AKS just tightened the leash. Microsoft shipped patch releases 1.35.1, 1.34.4 and 1.33.8 and — crucially — marked AKS Kubernetes 1.32 as deprecated. For anyone still nursing 1.32 clusters, this isn’t a gentle nudge: it’s an operational deadline.
The immediate operational implication is simple and painful: the viable window for production AKS versions has narrowed. AKS is moving toward a shorter support lifecycle and more regionally staged control-plane and node-image rollouts. If you run clusters on older channel syncs or have numerous regional clusters with staggered upgrades, expect a cascade of forced upgrades, emergency patching, or sudden loss of platform support.
Two things in the release notes matter more than the version numbers.
First, security and platform hardening is front and center. The release highlights updated Kubernetes CIS benchmark recommendations and broader enablement of kubelet serving certificate rotation. Those are not checkbox items; they change how you manage node lifecycles, secret rotation automation, and admission policies. If your automation assumes static kubelet certificates or long rotation windows, it can fail during a rolling update.

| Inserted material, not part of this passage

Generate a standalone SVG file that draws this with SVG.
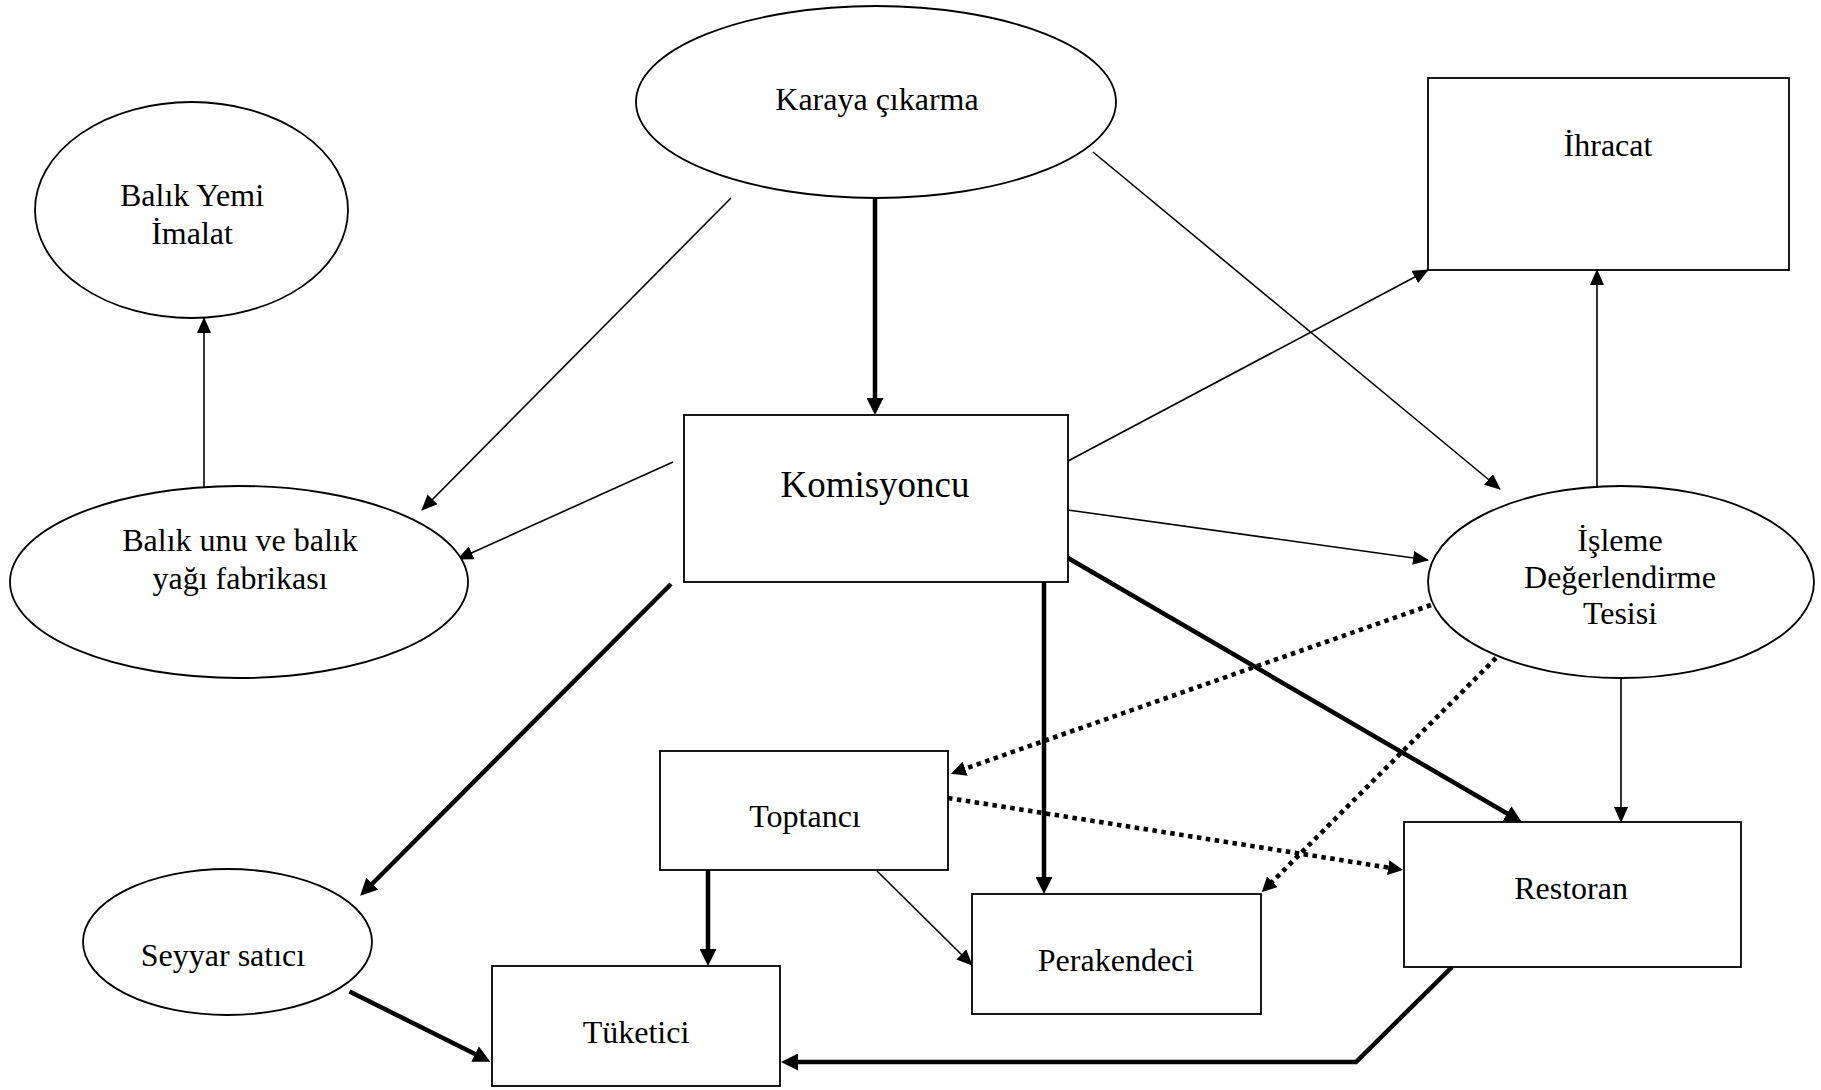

Second, AKS is codifying Day-2 upgrade practice. The architecture guidance explicitly prescribes the control-plane → system node pool → user node pools sequence, backed by regular node-image updates and the cadence of upstream Kubernetes releases. That pattern is prescriptive for a reason: doing node pool upgrades out of order is how you accidentally trigger cascading pod restarts or break critical system components. Follow it. No more ad‑hoc “upgrade the most convenient node pool first” hacks.
Operational checklist for platform teams (short, concrete):
- Inventory any 1.32 clusters and schedule migration windows now — you will not want to do this under fire.
- Ensure kubelet serving certificate rotation is enabled or that your tooling handles rotating serving certs without downtime.
- Review and apply the updated CIS benchmark recommendations in your baseline images and admission policies.
- Track AKS release status per region — node-image baselines and control-plane versions roll regionally and will surprise wide fleets if you assume global simultaneity.
A quick note about Azure AI and broader platform changes: the same Azure Updates stream that surfaced these AKS patches also shows iterative Azure SDK and API updates, plus cost and security tooling tweaks. Expect small API version bumps and feature flags that affect integrations with AKS-backed services (for instance, how model hosting interacts with node pools and private endpoints). In short: a bunch of small changes will conspire to make upgrades more than just a kubeadm version bump.
If you want practical direction, Microsoft’s refreshed AKS Day-2 guidance is the place to lock in your process: control plane first, then system node pools, then user node pools — with canaries and automation to fast-fail bad node images. I’d also revisit OIDC issuer settings on newer clusters if you haven’t already; default OIDC behavior and sane certificate rotation are the sort of platform hygiene you should bake into CI/CD for clusters.
Opinion: this squeeze is overdue and ultimately healthy. Long support tails were masking brittle operational practices; forcing a tighter upgrade window will flush out undocumented assumptions and drive better automation. That said, Microsoft could have done more to help large fleets: a cross-region dead-letter for staged rollouts or clearer tooling to coordinate image baselines across subscriptions would have prevented a lot of late-night pager noise.
If you operate AKS at scale, treat this like a change in the SLA of your underlying platform: shorter version support, faster patch cadence, regionally staged rollouts. If your cluster lifecycle practices are still manual or ad-hoc, you’re the one who will be surprised — and it won’t be a quiet surprise.